### Goal
Transcribe the data in full and exactly, omitting any pictures.

### Information provided
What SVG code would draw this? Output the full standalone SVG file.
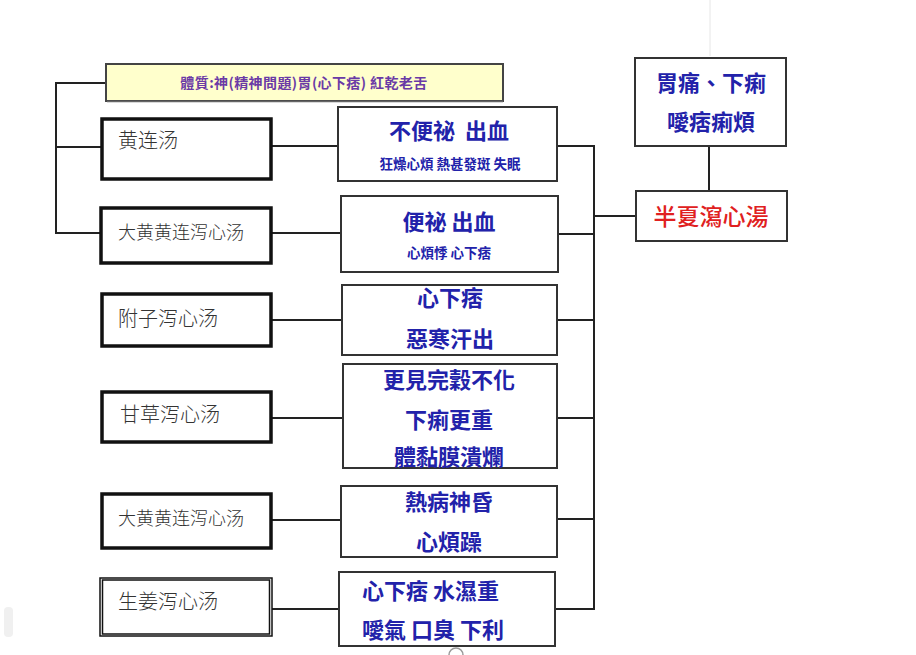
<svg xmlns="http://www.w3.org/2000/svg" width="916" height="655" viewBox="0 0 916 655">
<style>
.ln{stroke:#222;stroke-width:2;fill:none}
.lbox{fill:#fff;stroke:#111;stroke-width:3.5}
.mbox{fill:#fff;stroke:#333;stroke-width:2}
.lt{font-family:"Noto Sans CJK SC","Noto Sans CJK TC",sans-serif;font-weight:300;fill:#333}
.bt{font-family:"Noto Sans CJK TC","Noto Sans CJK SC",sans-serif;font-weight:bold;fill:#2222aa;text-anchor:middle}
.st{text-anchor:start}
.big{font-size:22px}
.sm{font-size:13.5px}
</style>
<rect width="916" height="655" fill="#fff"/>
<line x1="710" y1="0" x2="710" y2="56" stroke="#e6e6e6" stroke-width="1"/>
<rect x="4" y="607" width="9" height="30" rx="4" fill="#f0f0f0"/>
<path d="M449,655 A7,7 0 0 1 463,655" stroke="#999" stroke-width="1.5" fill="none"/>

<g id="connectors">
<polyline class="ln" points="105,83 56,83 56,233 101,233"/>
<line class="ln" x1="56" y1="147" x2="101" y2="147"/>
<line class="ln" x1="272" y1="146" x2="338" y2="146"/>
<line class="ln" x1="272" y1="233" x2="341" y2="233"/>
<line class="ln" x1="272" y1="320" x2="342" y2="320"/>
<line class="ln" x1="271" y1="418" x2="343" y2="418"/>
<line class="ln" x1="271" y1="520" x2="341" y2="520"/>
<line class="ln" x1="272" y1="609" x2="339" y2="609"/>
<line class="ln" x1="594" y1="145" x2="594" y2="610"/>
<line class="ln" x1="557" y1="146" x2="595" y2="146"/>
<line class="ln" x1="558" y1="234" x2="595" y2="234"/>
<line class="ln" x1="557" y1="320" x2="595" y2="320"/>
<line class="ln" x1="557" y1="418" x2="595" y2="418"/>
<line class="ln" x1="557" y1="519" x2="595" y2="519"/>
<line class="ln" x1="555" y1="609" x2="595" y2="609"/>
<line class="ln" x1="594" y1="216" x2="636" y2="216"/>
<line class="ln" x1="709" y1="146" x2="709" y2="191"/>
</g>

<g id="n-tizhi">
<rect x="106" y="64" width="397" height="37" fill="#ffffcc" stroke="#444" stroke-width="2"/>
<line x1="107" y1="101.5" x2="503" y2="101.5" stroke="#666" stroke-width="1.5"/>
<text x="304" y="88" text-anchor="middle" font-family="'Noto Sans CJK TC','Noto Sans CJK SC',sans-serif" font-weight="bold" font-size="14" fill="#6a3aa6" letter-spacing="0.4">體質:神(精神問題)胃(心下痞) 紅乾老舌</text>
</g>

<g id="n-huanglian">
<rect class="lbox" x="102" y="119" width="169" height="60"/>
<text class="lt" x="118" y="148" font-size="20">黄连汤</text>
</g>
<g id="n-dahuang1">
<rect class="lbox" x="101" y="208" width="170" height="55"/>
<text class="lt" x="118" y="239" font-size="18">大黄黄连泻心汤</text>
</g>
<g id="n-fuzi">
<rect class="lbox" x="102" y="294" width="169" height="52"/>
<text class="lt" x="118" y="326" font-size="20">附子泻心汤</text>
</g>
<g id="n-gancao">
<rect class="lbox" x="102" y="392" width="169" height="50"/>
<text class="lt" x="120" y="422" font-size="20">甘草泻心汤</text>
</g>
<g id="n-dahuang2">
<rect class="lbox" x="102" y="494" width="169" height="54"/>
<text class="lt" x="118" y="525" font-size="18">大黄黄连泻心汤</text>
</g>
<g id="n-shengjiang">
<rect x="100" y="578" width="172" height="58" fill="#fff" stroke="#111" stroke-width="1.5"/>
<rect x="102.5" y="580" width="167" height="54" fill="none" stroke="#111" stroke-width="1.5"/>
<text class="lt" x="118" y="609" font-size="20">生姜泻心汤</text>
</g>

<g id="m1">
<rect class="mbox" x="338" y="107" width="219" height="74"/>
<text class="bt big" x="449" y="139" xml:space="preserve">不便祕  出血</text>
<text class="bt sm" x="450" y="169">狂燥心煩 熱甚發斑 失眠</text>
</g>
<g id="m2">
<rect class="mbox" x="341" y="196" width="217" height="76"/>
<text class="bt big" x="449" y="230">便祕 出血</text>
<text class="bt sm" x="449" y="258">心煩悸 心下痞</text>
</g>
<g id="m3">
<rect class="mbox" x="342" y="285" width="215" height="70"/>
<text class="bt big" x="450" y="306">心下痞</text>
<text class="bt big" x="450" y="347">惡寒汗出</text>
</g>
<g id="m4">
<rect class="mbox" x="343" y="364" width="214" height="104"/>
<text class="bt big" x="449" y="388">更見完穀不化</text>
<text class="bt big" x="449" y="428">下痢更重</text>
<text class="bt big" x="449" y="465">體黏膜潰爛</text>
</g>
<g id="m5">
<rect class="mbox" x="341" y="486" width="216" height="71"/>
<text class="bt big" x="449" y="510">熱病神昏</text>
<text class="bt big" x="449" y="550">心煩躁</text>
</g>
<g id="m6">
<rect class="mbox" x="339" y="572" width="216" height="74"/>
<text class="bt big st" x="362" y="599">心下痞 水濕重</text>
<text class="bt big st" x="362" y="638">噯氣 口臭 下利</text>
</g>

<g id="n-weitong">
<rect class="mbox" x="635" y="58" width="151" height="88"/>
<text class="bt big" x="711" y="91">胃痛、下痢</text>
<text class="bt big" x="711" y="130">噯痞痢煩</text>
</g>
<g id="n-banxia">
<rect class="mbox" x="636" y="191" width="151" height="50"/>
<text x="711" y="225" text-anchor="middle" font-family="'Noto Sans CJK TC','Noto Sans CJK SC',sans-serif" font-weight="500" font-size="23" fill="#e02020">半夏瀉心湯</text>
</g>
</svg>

### Solution for this task
What SVG code would draw this? Output the full standalone SVG file.
<svg xmlns="http://www.w3.org/2000/svg" width="916" height="655" viewBox="0 0 916 655">
<style>
.ln{stroke:#222;stroke-width:2;fill:none}
.lbox{fill:#fff;stroke:#111;stroke-width:3.5}
.mbox{fill:#fff;stroke:#333;stroke-width:2}
.lt{font-family:"Noto Sans CJK SC","Noto Sans CJK TC",sans-serif;font-weight:300;fill:#333}
.bt{font-family:"Noto Sans CJK TC","Noto Sans CJK SC",sans-serif;font-weight:bold;fill:#2222aa;text-anchor:middle}
.st{text-anchor:start}
.big{font-size:22px}
.sm{font-size:13.5px}
</style>
<rect width="916" height="655" fill="#fff"/>
<line x1="710" y1="0" x2="710" y2="56" stroke="#e6e6e6" stroke-width="1"/>
<rect x="4" y="607" width="9" height="30" rx="4" fill="#f0f0f0"/>
<path d="M449,655 A7,7 0 0 1 463,655" stroke="#999" stroke-width="1.5" fill="none"/>

<g id="connectors">
<polyline class="ln" points="105,83 56,83 56,233 101,233"/>
<line class="ln" x1="56" y1="147" x2="101" y2="147"/>
<line class="ln" x1="272" y1="146" x2="338" y2="146"/>
<line class="ln" x1="272" y1="233" x2="341" y2="233"/>
<line class="ln" x1="272" y1="320" x2="342" y2="320"/>
<line class="ln" x1="271" y1="418" x2="343" y2="418"/>
<line class="ln" x1="271" y1="520" x2="341" y2="520"/>
<line class="ln" x1="272" y1="609" x2="339" y2="609"/>
<line class="ln" x1="594" y1="145" x2="594" y2="610"/>
<line class="ln" x1="557" y1="146" x2="595" y2="146"/>
<line class="ln" x1="558" y1="234" x2="595" y2="234"/>
<line class="ln" x1="557" y1="320" x2="595" y2="320"/>
<line class="ln" x1="557" y1="418" x2="595" y2="418"/>
<line class="ln" x1="557" y1="519" x2="595" y2="519"/>
<line class="ln" x1="555" y1="609" x2="595" y2="609"/>
<line class="ln" x1="594" y1="216" x2="636" y2="216"/>
<line class="ln" x1="709" y1="146" x2="709" y2="191"/>
</g>

<g id="n-tizhi">
<rect x="106" y="64" width="397" height="37" fill="#ffffcc" stroke="#444" stroke-width="2"/>
<line x1="107" y1="101.5" x2="503" y2="101.5" stroke="#666" stroke-width="1.5"/>
<text x="304" y="88" text-anchor="middle" font-family="'Noto Sans CJK TC','Noto Sans CJK SC',sans-serif" font-weight="bold" font-size="14" fill="#6a3aa6" letter-spacing="0.4">體質:神(精神問題)胃(心下痞) 紅乾老舌</text>
</g>

<g id="n-huanglian">
<rect class="lbox" x="102" y="119" width="169" height="60"/>
<text class="lt" x="118" y="148" font-size="20">黄连汤</text>
</g>
<g id="n-dahuang1">
<rect class="lbox" x="101" y="208" width="170" height="55"/>
<text class="lt" x="118" y="239" font-size="18">大黄黄连泻心汤</text>
</g>
<g id="n-fuzi">
<rect class="lbox" x="102" y="294" width="169" height="52"/>
<text class="lt" x="118" y="326" font-size="20">附子泻心汤</text>
</g>
<g id="n-gancao">
<rect class="lbox" x="102" y="392" width="169" height="50"/>
<text class="lt" x="120" y="422" font-size="20">甘草泻心汤</text>
</g>
<g id="n-dahuang2">
<rect class="lbox" x="102" y="494" width="169" height="54"/>
<text class="lt" x="118" y="525" font-size="18">大黄黄连泻心汤</text>
</g>
<g id="n-shengjiang">
<rect x="100" y="578" width="172" height="58" fill="#fff" stroke="#111" stroke-width="1.5"/>
<rect x="102.5" y="580" width="167" height="54" fill="none" stroke="#111" stroke-width="1.5"/>
<text class="lt" x="118" y="609" font-size="20">生姜泻心汤</text>
</g>

<g id="m1">
<rect class="mbox" x="338" y="107" width="219" height="74"/>
<text class="bt big" x="449" y="139" xml:space="preserve">不便祕  出血</text>
<text class="bt sm" x="450" y="169">狂燥心煩 熱甚發斑 失眠</text>
</g>
<g id="m2">
<rect class="mbox" x="341" y="196" width="217" height="76"/>
<text class="bt big" x="449" y="230">便祕 出血</text>
<text class="bt sm" x="449" y="258">心煩悸 心下痞</text>
</g>
<g id="m3">
<rect class="mbox" x="342" y="285" width="215" height="70"/>
<text class="bt big" x="450" y="306">心下痞</text>
<text class="bt big" x="450" y="347">惡寒汗出</text>
</g>
<g id="m4">
<rect class="mbox" x="343" y="364" width="214" height="104"/>
<text class="bt big" x="449" y="388">更見完穀不化</text>
<text class="bt big" x="449" y="428">下痢更重</text>
<text class="bt big" x="449" y="465">體黏膜潰爛</text>
</g>
<g id="m5">
<rect class="mbox" x="341" y="486" width="216" height="71"/>
<text class="bt big" x="449" y="510">熱病神昏</text>
<text class="bt big" x="449" y="550">心煩躁</text>
</g>
<g id="m6">
<rect class="mbox" x="339" y="572" width="216" height="74"/>
<text class="bt big st" x="362" y="599">心下痞 水濕重</text>
<text class="bt big st" x="362" y="638">噯氣 口臭 下利</text>
</g>

<g id="n-weitong">
<rect class="mbox" x="635" y="58" width="151" height="88"/>
<text class="bt big" x="711" y="91">胃痛、下痢</text>
<text class="bt big" x="711" y="130">噯痞痢煩</text>
</g>
<g id="n-banxia">
<rect class="mbox" x="636" y="191" width="151" height="50"/>
<text x="711" y="225" text-anchor="middle" font-family="'Noto Sans CJK TC','Noto Sans CJK SC',sans-serif" font-weight="500" font-size="23" fill="#e02020">半夏瀉心湯</text>
</g>
</svg>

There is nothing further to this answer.